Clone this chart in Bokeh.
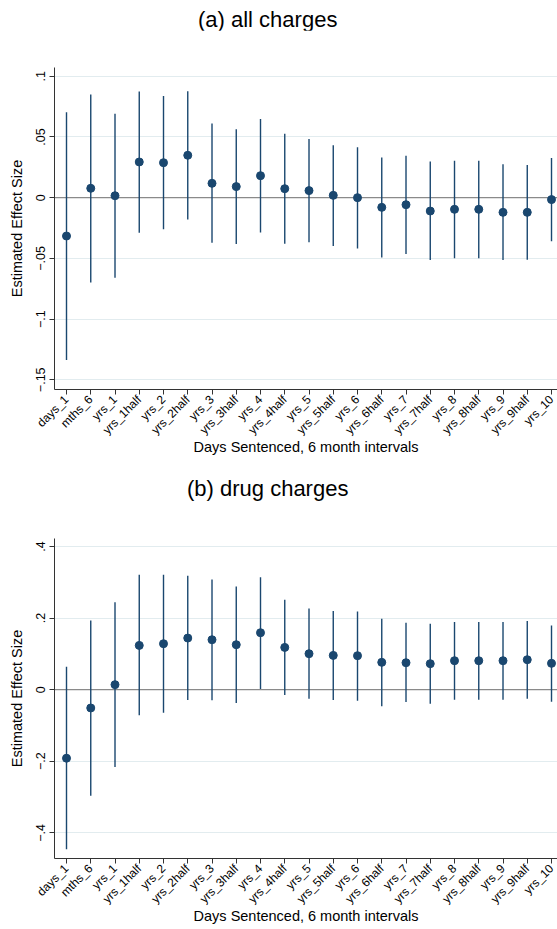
import math
from bokeh.plotting import figure
from bokeh.layouts import column
from bokeh.models import Range1d, FixedTicker, Span, Div
from bokeh.embed import file_html
from bokeh.resources import INLINE

categories = ["days_1", "mths_6", "yrs_1", "yrs_1half", "yrs_2", "yrs_2half",
              "yrs_3", "yrs_3half", "yrs_4", "yrs_4half", "yrs_5", "yrs_5half",
              "yrs_6", "yrs_6half", "yrs_7", "yrs_7half", "yrs_8", "yrs_8half",
              "yrs_9", "yrs_9half", "yrs_10"]

est_all = [-0.0316, 0.0077, 0.0016, 0.0294, 0.0288, 0.0349, 0.0118, 0.0091, 0.0181,
           0.0074, 0.0058, 0.0019, 0.0000, -0.0080, -0.0058, -0.0110, -0.0096, -0.0096,
           -0.0121, -0.0121, -0.0016]
hi_all = [0.0703, 0.0849, 0.0692, 0.0874, 0.0838, 0.0876, 0.0610, 0.0563, 0.0648,
          0.0527, 0.0483, 0.0431, 0.0415, 0.0330, 0.0346, 0.0297, 0.0305, 0.0305,
          0.0275, 0.0269, 0.0327]
lo_all = [-0.1338, -0.0698, -0.0659, -0.0288, -0.0261, -0.0179, -0.0371, -0.0382, -0.0286,
          -0.0379, -0.0368, -0.0398, -0.0418, -0.0492, -0.0464, -0.0514, -0.0500, -0.0500,
          -0.0514, -0.0511, -0.0360]

est_drug = [-0.1916, -0.0512, 0.0140, 0.1237, 0.1284, 0.1442, 0.1395, 0.1256, 0.1591,
            0.1181, 0.1005, 0.0958, 0.0949, 0.0763, 0.0753, 0.0726, 0.0809, 0.0809,
            0.0809, 0.0837, 0.0735]
hi_drug = [0.0642, 0.1935, 0.2446, 0.3209, 0.3209, 0.3181, 0.3079, 0.2884, 0.3144,
           0.2512, 0.2270, 0.2195, 0.2186, 0.1981, 0.1870, 0.1842, 0.1888, 0.1888,
           0.1888, 0.1916, 0.1795]
lo_drug = [-0.4460, -0.2967, -0.2158, -0.0716, -0.0642, -0.0288, -0.0298, -0.0372, 0.0019,
           -0.0149, -0.0251, -0.0288, -0.0307, -0.0465, -0.0344, -0.0391, -0.0279, -0.0279,
           -0.0279, -0.0251, -0.0335]

yticks_all = [-0.15, -0.1, -0.05, 0.0, 0.05, 0.1]
ylabels_all = ["\u2212.15", "\u2212.1", "\u2212.05", "0", ".05", ".1"]
yticks_drug = [-0.4, -0.2, 0.0, 0.2, 0.4]
ylabels_drug = ["\u2212.4", "\u2212.2", "0", ".2", ".4"]

titles = ["(a) all charges", "(b) drug charges"]
xlabel = "Days Sentenced, 6 month intervals"
ylabel = "Estimated Effect Size"

FONT = "Liberation Sans"
NAVY = "#1a476f"


def make_title(text, left, top, height):
    html = ('<div style="padding-left:%dpx; padding-top:%dpx; font-family:\'Liberation Sans\';'
            ' font-size:22px; line-height:22px; color:#000000; white-space:nowrap;">%s</div>'
            % (left, top, text))
    return Div(text=html, width=557, height=height, margin=0)


def make_panel(est, lo, hi, yticks, ylabels, yrange, height, top, frame_h):
    x = list(range(1, len(categories) + 1))
    bottom = height - top - frame_h
    p = figure(width=557, height=height, output_backend="svg", toolbar_location=None,
               x_range=Range1d(0.505, 21.247), y_range=Range1d(*yrange),
               min_border_left=54, min_border_right=0, min_border_top=top,
               min_border_bottom=bottom)
    p.outline_line_color = None
    p.background_fill_color = "white"
    p.border_fill_color = "white"

    p.xgrid.visible = False
    p.ygrid.ticker = FixedTicker(ticks=yticks)
    p.ygrid.grid_line_color = "#e2ecef"
    p.ygrid.grid_line_width = 1

    ax = p.yaxis[0]
    ax.ticker = FixedTicker(ticks=yticks)
    ax.major_label_overrides = dict(zip(yticks, ylabels))
    ax.major_label_orientation = "vertical"
    ax.axis_label = ylabel
    ax.axis_label_text_font = FONT
    ax.axis_label_text_font_size = "14.5px"
    ax.axis_label_text_font_style = "normal"
    ax.axis_label_text_color = "#000000"
    ax.axis_label_standoff = 9
    ax.major_label_text_font = FONT
    ax.major_label_text_font_size = "12.5px"
    ax.major_label_text_color = "#000000"
    ax.major_label_standoff = 4
    ax.major_tick_out = 5
    ax.major_tick_in = 0
    ax.minor_tick_out = 0
    ax.minor_tick_in = 0
    ax.axis_line_color = "#333333"
    ax.major_tick_line_color = "#333333"

    bx = p.xaxis[0]
    bx.ticker = FixedTicker(ticks=x)
    bx.major_label_overrides = {i: c for i, c in zip(x, categories)}
    bx.major_label_orientation = math.pi / 4
    bx.axis_label = xlabel
    bx.axis_label_text_font = FONT
    bx.axis_label_text_font_size = "14.5px"
    bx.axis_label_text_font_style = "normal"
    bx.axis_label_text_color = "#000000"
    bx.axis_label_standoff = -6
    bx.major_label_text_font = FONT
    bx.major_label_text_font_size = "12px"
    bx.major_label_text_color = "#000000"
    bx.major_label_standoff = 3
    bx.major_tick_out = 5
    bx.major_tick_in = 0
    bx.minor_tick_out = 0
    bx.minor_tick_in = 0
    bx.axis_line_color = "#333333"
    bx.major_tick_line_color = "#333333"

    zero = Span(location=0, dimension="width", line_color="#8a8a8a", line_width=1.3,
                level="underlay")
    p.add_layout(zero)

    p.segment(x0=x, y0=lo, x1=x, y1=hi, line_color=NAVY, line_width=1.4)
    p.scatter(x=x, y=est, size=8, fill_color=NAVY, line_color=NAVY)
    return p


ta = make_title(titles[0], 198, 9, 30)
pa = make_panel(est_all, lo_all, hi_all, yticks_all, ylabels_all,
                (-0.158, 0.1072), 441, 37, 322)
tb = make_title(titles[1], 187, 7, 30)
pb = make_panel(est_drug, lo_drug, hi_drug, yticks_drug, ylabels_drug,
                (-0.4718, 0.4224), 428, 37, 320)

layout = column(ta, pa, tb, pb, spacing=0)
open("out.html", "w").write(file_html(layout, INLINE))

(THE EXERCISE): Everything from the top line of the data down to and including the line with "from bokeh.resources import INLINE" is to be copied, except the pictures.

(SOLUTION TO THIS TASK):
Clone this chart in Bokeh.
import math
from bokeh.plotting import figure
from bokeh.layouts import column
from bokeh.models import Range1d, FixedTicker, Span, Div
from bokeh.embed import file_html
from bokeh.resources import INLINE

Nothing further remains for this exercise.